> Plotting code records:
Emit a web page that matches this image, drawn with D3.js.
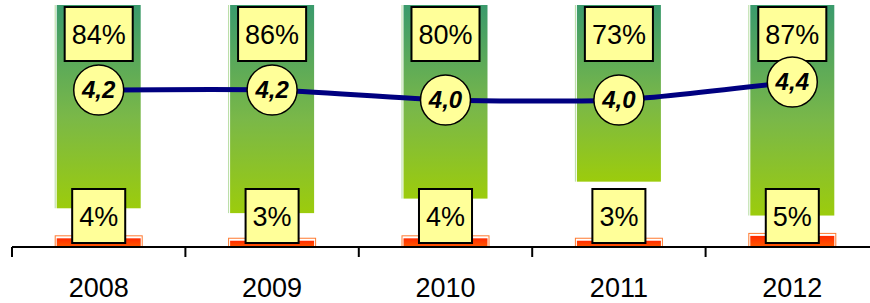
<!DOCTYPE html>
<html lang="en">
<head>
    <meta charset="UTF-8">
    <title>Chart</title>
    <script src="https://d3js.org/d3.v7.min.js"></script>
    <style>
        body { margin: 0; background: #fff; }
        text { font-family: Arial, "Liberation Sans", sans-serif; }
    </style>
</head>
<body>
    <svg width="870" height="303"></svg>
    <script>
        // data
        var years = ["2008", "2009", "2010", "2011", "2012"];
        var greenShare = [84, 86, 80, 73, 87];   // %
        var redShare = [4, 3, 4, 3, 5];          // %
        var score = [4.2, 4.2, 4.0, 4.0, 4.36];

        var svg = d3.select("svg");
        var defs = svg.append("defs");

        var gGreen = defs.append("linearGradient")
            .attr("id", "gGreen").attr("x1", 0).attr("y1", 0).attr("x2", 0).attr("y2", 1);
        gGreen.append("stop").attr("offset", "0%").attr("stop-color", "#3a9a6c");
        gGreen.append("stop").attr("offset", "55%").attr("stop-color", "#7ab848");
        gGreen.append("stop").attr("offset", "100%").attr("stop-color", "#9ccc0c");

        var gRed = defs.append("linearGradient")
            .attr("id", "gRed").attr("x1", 0).attr("y1", 0).attr("x2", 0).attr("y2", 1);
        gRed.append("stop").attr("offset", "0%").attr("stop-color", "#ff2a00");
        gRed.append("stop").attr("offset", "100%").attr("stop-color", "#ff5a00");

        var x = d3.scaleBand().domain(years).range([12, 879]).paddingInner(0).paddingOuter(0);
        var y = d3.scaleLinear().domain([0, 100]).range([247, 5]);
        var y2 = d3.scaleLinear().domain([2, 6]).range([200, 0]);
        var barW = 84;
        var cx = function(i) { return x(years[i]) + x.bandwidth() / 2; };

        // green bars hang from the top (100%)
        var green = svg.append("g").selectAll("g")
            .data(greenShare).enter().append("g");
        green.append("rect")
            .attr("x", function(d, i) { return cx(i) - barW / 2; })
            .attr("y", y(100))
            .attr("width", barW)
            .attr("height", function(d) { return y(100 - d) - y(100); })
            .attr("fill", "url(#gGreen)");
        green.append("line")
            .attr("x1", function(d, i) { return cx(i) - barW / 2 - 1.5; })
            .attr("x2", function(d, i) { return cx(i) - barW / 2 - 1.5; })
            .attr("y1", y(100))
            .attr("y2", function(d) { return y(100 - d); })
            .attr("stroke", "#b5dca0").attr("stroke-width", 1);

        // red bars from the baseline
        var red = svg.append("g").selectAll("g")
            .data(redShare).enter().append("g");
        red.append("rect")
            .attr("x", function(d, i) { return cx(i) - barW / 2 - 1.5; })
            .attr("y", function(d) { return y(d) - 1.5; })
            .attr("width", barW + 3)
            .attr("height", function(d) { return y(0) - y(d) + 1.5; })
            .attr("fill", "none")
            .attr("stroke", "#ff7a30").attr("stroke-width", 1);
        red.append("rect")
            .attr("x", function(d, i) { return cx(i) - barW / 2; })
            .attr("y", function(d) { return y(d) + 1; })
            .attr("width", barW)
            .attr("height", function(d) { return y(0) - y(d) - 1; })
            .attr("fill", "url(#gRed)");

        // axis
        var axis = svg.append("g");
        axis.append("line")
            .attr("x1", 12).attr("x2", 870).attr("y1", y(0)).attr("y2", y(0))
            .attr("stroke", "#000").attr("stroke-width", 2);
        axis.selectAll(".tick").data(years).enter().append("line")
            .attr("x1", function(d) { return x(d); })
            .attr("x2", function(d) { return x(d); })
            .attr("y1", y(0)).attr("y2", y(0) + 10)
            .attr("stroke", "#000").attr("stroke-width", 2);
        axis.selectAll("text").data(years).enter().append("text")
            .attr("x", function(d) { return x(d) + x.bandwidth() / 2; })
            .attr("y", 297)
            .attr("text-anchor", "middle")
            .attr("font-size", 27)
            .text(function(d) { return d; });

        // line
        var line = d3.line()
            .x(function(d, i) { return cx(i); })
            .y(function(d) { return y2(d); })
            .curve(d3.curveCardinal.tension(0.4));
        svg.append("path")
            .datum(score)
            .attr("d", line)
            .attr("fill", "none")
            .attr("stroke", "#000080")
            .attr("stroke-width", 5);

        // boxed labels
        function boxLabel(g, txt, xc, yc) {
            var t = g.append("text")
                .attr("x", xc).attr("y", yc + 10)
                .attr("text-anchor", "middle")
                .attr("font-size", 27)
                .text(txt);
            var w = t.node().getComputedTextLength() + 14;
            g.insert("rect", "text")
                .attr("x", xc - w / 2).attr("y", yc - 27)
                .attr("width", w).attr("height", 54)
                .attr("fill", "#ffff99")
                .attr("stroke", "#000").attr("stroke-width", 2);
        }
        greenShare.forEach(function(d, i) {
            boxLabel(svg.append("g"), d + "%", cx(i), y(100) + 29);
        });
        redShare.forEach(function(d, i) {
            boxLabel(svg.append("g"), d + "%", cx(i), y(0) - 31);
        });

        // score markers
        var fmt = function(v) { return d3.format(".1f")(v).replace(".", ","); };
        var dots = svg.append("g").selectAll("g")
            .data(score).enter().append("g")
            .attr("transform", function(d, i) { return "translate(" + cx(i) + "," + y2(d) + ")"; });
        dots.append("circle")
            .attr("r", 25)
            .attr("fill", "#ffff99")
            .attr("stroke", "#000").attr("stroke-width", 1.5);
        dots.append("text")
            .attr("text-anchor", "middle")
            .attr("y", 8)
            .attr("font-size", 24)
            .attr("font-weight", "bold")
            .attr("font-style", "italic")
            .text(fmt);
    </script>
</body>
</html>
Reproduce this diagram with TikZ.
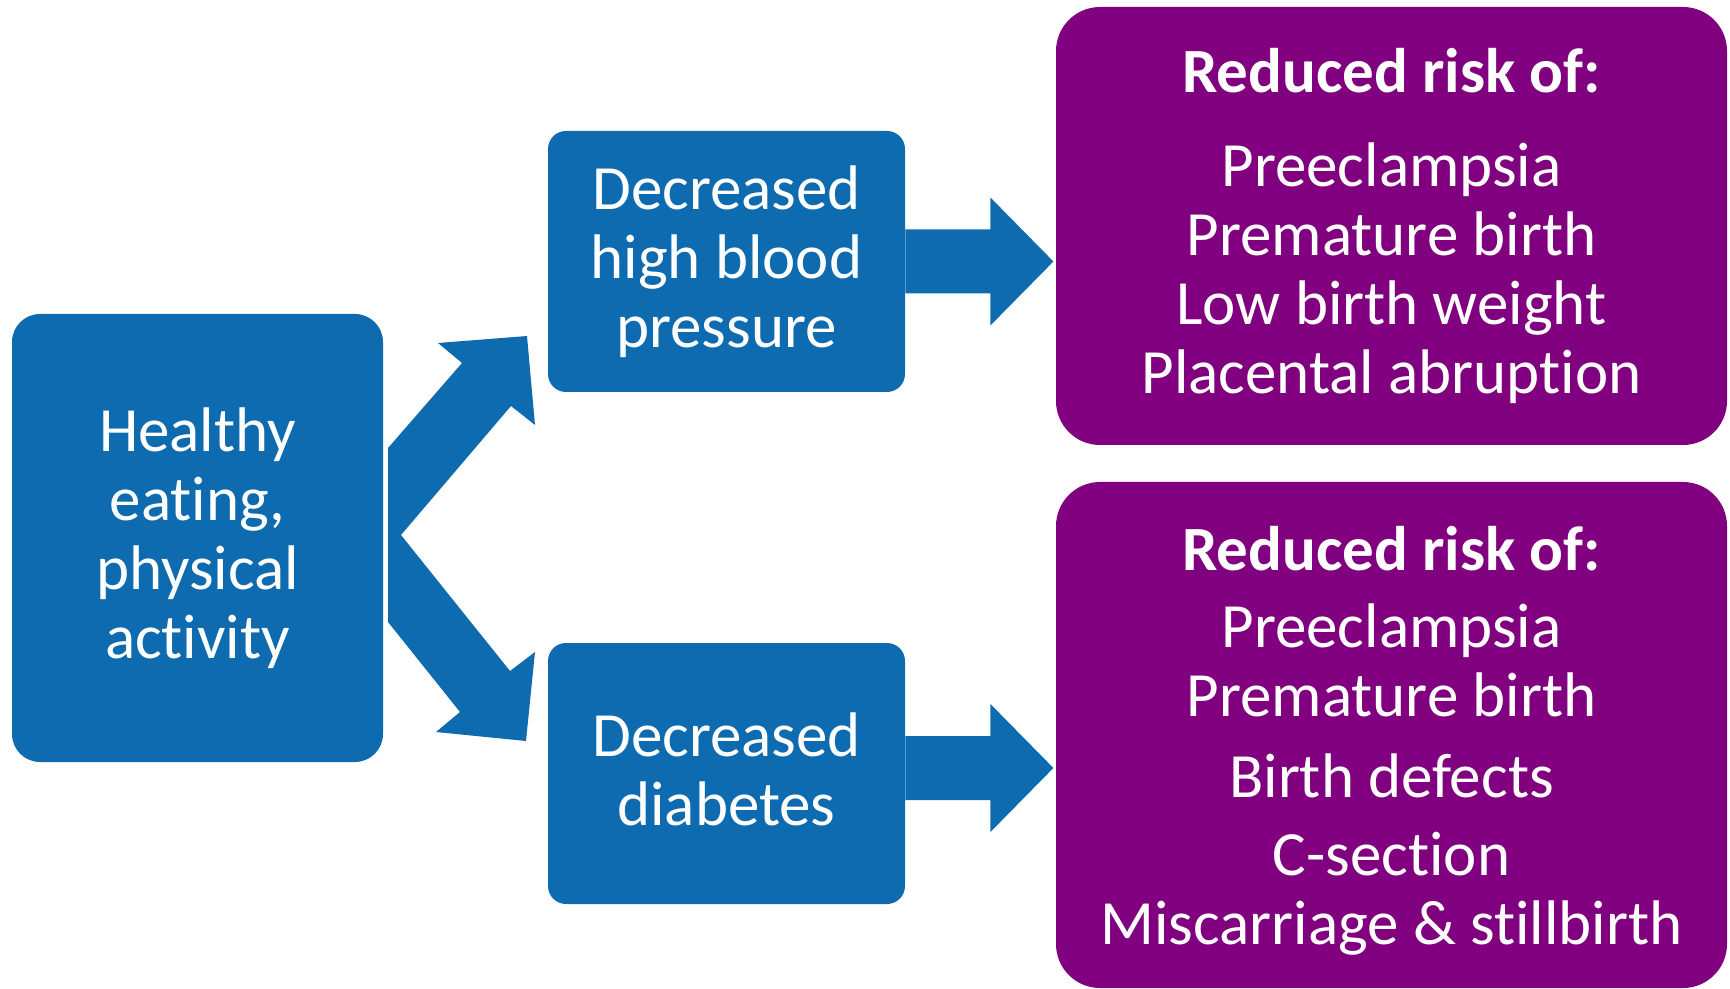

> WRITTEN EXERCISE: Go from the first line of the data above to the line containing "var cx = function(i)" and retype exactly those lines, both included, but none of the pictures.

> TASK SOLUTION:
Emit a web page that matches this image, drawn with D3.js.
<!DOCTYPE html>
<html lang="en">
<head>
    <meta charset="UTF-8">
    <title>Chart</title>
    <script src="https://d3js.org/d3.v7.min.js"></script>
    <style>
        body { margin: 0; background: #fff; }
        text { font-family: Arial, "Liberation Sans", sans-serif; }
    </style>
</head>
<body>
    <svg width="870" height="303"></svg>
    <script>
        // data
        var years = ["2008", "2009", "2010", "2011", "2012"];
        var greenShare = [84, 86, 80, 73, 87];   // %
        var redShare = [4, 3, 4, 3, 5];          // %
        var score = [4.2, 4.2, 4.0, 4.0, 4.36];

        var svg = d3.select("svg");
        var defs = svg.append("defs");

        var gGreen = defs.append("linearGradient")
            .attr("id", "gGreen").attr("x1", 0).attr("y1", 0).attr("x2", 0).attr("y2", 1);
        gGreen.append("stop").attr("offset", "0%").attr("stop-color", "#3a9a6c");
        gGreen.append("stop").attr("offset", "55%").attr("stop-color", "#7ab848");
        gGreen.append("stop").attr("offset", "100%").attr("stop-color", "#9ccc0c");

        var gRed = defs.append("linearGradient")
            .attr("id", "gRed").attr("x1", 0).attr("y1", 0).attr("x2", 0).attr("y2", 1);
        gRed.append("stop").attr("offset", "0%").attr("stop-color", "#ff2a00");
        gRed.append("stop").attr("offset", "100%").attr("stop-color", "#ff5a00");

        var x = d3.scaleBand().domain(years).range([12, 879]).paddingInner(0).paddingOuter(0);
        var y = d3.scaleLinear().domain([0, 100]).range([247, 5]);
        var y2 = d3.scaleLinear().domain([2, 6]).range([200, 0]);
        var barW = 84;
        var cx = function(i) { return x(years[i]) + x.bandwidth() / 2; };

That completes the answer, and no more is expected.